[OBJECTIVE] Everything in the listing except the pictures should be written out exactly.
-=-=-=-=-
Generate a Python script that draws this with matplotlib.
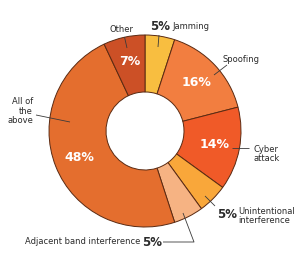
import matplotlib
matplotlib.use("Agg")
import matplotlib.pyplot as plt
import numpy as np

categories = ["Jamming", "Spoofing", "Cyber attack", "Unintentional interference",
              "Adjacent band interference", "All of the above", "Other"]
values = [5, 16, 14, 5, 5, 48, 7]
colors = ["#F8BE40", "#F27E40", "#F05A28", "#F9A73A", "#F6B383", "#E46E2E", "#CC5026"]

FONT = ["DejaVu Sans"]
TXT = "#2b2b2b"
LC = "#3a3a3a"

fig = plt.figure(figsize=(3.0, 2.64), dpi=100)
ax = fig.add_axes([0, 0, 1, 1])

H = 264
cx, cy, R, r_in = 145, H - 131, 96, 39
wedges, _ = ax.pie(values, colors=colors, startangle=90, counterclock=False,
                   center=(cx, cy), radius=R, frame=True,
                   wedgeprops=dict(width=R - r_in, edgecolor="#5a2a12", linewidth=0.7))
ax.set_xlim(0, 300)
ax.set_ylim(0, 264)
ax.set_aspect("equal")
ax.axis("off")

def pt(ang, rad):
    a = np.deg2rad(ang)
    return cx + rad * np.cos(a), cy + rad * np.sin(a)

# inner white percentage labels
for w, v in zip(wedges, values):
    if v >= 7:
        mid = (w.theta1 + w.theta2) / 2
        x, y = pt(mid, 0.74 * R)
        ax.text(x, y, f"{v}%", color="white", fontsize=9, fontweight="bold",
                ha="center", va="center", family=FONT)

def line(pts):
    xs = [p[0] for p in pts]
    ys = [H - p[1] for p in pts]
    ax.plot(xs, ys, color=LC, lw=0.6, solid_capstyle="butt")

def lab(x, y, s, ha="left", size=6, bold=False, ls=1.0):
    ax.text(x, H - y, s, fontsize=size, fontweight="bold" if bold else "normal",
            color=TXT, ha=ha, va="center", family=FONT, linespacing=ls)

# Jamming
lab(160, 26, f"{values[0]}%", ha="center", size=8.5, bold=True)
lab(172, 26.5, categories[0])
line([(159, 35), (158, 47)])
# Other
lab(122, 30, categories[6], ha="center")
line([(124.5, 37), (127, 48)])
# Spoofing
lab(241, 59, categories[1], ha="center")
line([(227, 65), (214, 75)])
# Cyber attack
lab(253, 154, "Cyber\nattack", ha="left", ls=1.1)
line([(232, 148), (249, 148)])
# Unintentional interference
lab(227, 214, f"{values[3]}%", ha="center", size=8.5, bold=True)
lab(238, 216, "Unintentional\ninterference", ha="left", ls=1.1)
line([(205, 196), (215, 206)])
# All of the above
lab(33, 111, "All of\nthe\nabove", ha="right", ls=1.1)
line([(36, 115), (70, 122)])
# Adjacent band interference
lab(140, 242, categories[4], ha="right")
lab(152, 243, f"{values[4]}%", ha="center", size=8.5, bold=True)
line([(163, 242), (194, 242), (183, 213)])

fig.savefig("out.png", dpi=100)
-=-=-=-=-
[ANSWER TO THIS TASK]
Generate a Python script that draws this with matplotlib.
import matplotlib
matplotlib.use("Agg")
import matplotlib.pyplot as plt
import numpy as np

categories = ["Jamming", "Spoofing", "Cyber attack", "Unintentional interference",
              "Adjacent band interference", "All of the above", "Other"]
values = [5, 16, 14, 5, 5, 48, 7]
colors = ["#F8BE40", "#F27E40", "#F05A28", "#F9A73A", "#F6B383", "#E46E2E", "#CC5026"]

FONT = ["DejaVu Sans"]
TXT = "#2b2b2b"
LC = "#3a3a3a"

fig = plt.figure(figsize=(3.0, 2.64), dpi=100)
ax = fig.add_axes([0, 0, 1, 1])

H = 264
cx, cy, R, r_in = 145, H - 131, 96, 39
wedges, _ = ax.pie(values, colors=colors, startangle=90, counterclock=False,
                   center=(cx, cy), radius=R, frame=True,
                   wedgeprops=dict(width=R - r_in, edgecolor="#5a2a12", linewidth=0.7))
ax.set_xlim(0, 300)
ax.set_ylim(0, 264)
ax.set_aspect("equal")
ax.axis("off")

def pt(ang, rad):
    a = np.deg2rad(ang)
    return cx + rad * np.cos(a), cy + rad * np.sin(a)

# inner white percentage labels
for w, v in zip(wedges, values):
    if v >= 7:
        mid = (w.theta1 + w.theta2) / 2
        x, y = pt(mid, 0.74 * R)
        ax.text(x, y, f"{v}%", color="white", fontsize=9, fontweight="bold",
                ha="center", va="center", family=FONT)

def line(pts):
    xs = [p[0] for p in pts]
    ys = [H - p[1] for p in pts]
    ax.plot(xs, ys, color=LC, lw=0.6, solid_capstyle="butt")

def lab(x, y, s, ha="left", size=6, bold=False, ls=1.0):
    ax.text(x, H - y, s, fontsize=size, fontweight="bold" if bold else "normal",
            color=TXT, ha=ha, va="center", family=FONT, linespacing=ls)

# Jamming
lab(160, 26, f"{values[0]}%", ha="center", size=8.5, bold=True)
lab(172, 26.5, categories[0])
line([(159, 35), (158, 47)])
# Other
lab(122, 30, categories[6], ha="center")
line([(124.5, 37), (127, 48)])
# Spoofing
lab(241, 59, categories[1], ha="center")
line([(227, 65), (214, 75)])
# Cyber attack
lab(253, 154, "Cyber\nattack", ha="left", ls=1.1)
line([(232, 148), (249, 148)])
# Unintentional interference
lab(227, 214, f"{values[3]}%", ha="center", size=8.5, bold=True)
lab(238, 216, "Unintentional\ninterference", ha="left", ls=1.1)
line([(205, 196), (215, 206)])
# All of the above
lab(33, 111, "All of\nthe\nabove", ha="right", ls=1.1)
line([(36, 115), (70, 122)])
# Adjacent band interference
lab(140, 242, categories[4], ha="right")
lab(152, 243, f"{values[4]}%", ha="center", size=8.5, bold=True)
line([(163, 242), (194, 242), (183, 213)])

fig.savefig("out.png", dpi=100)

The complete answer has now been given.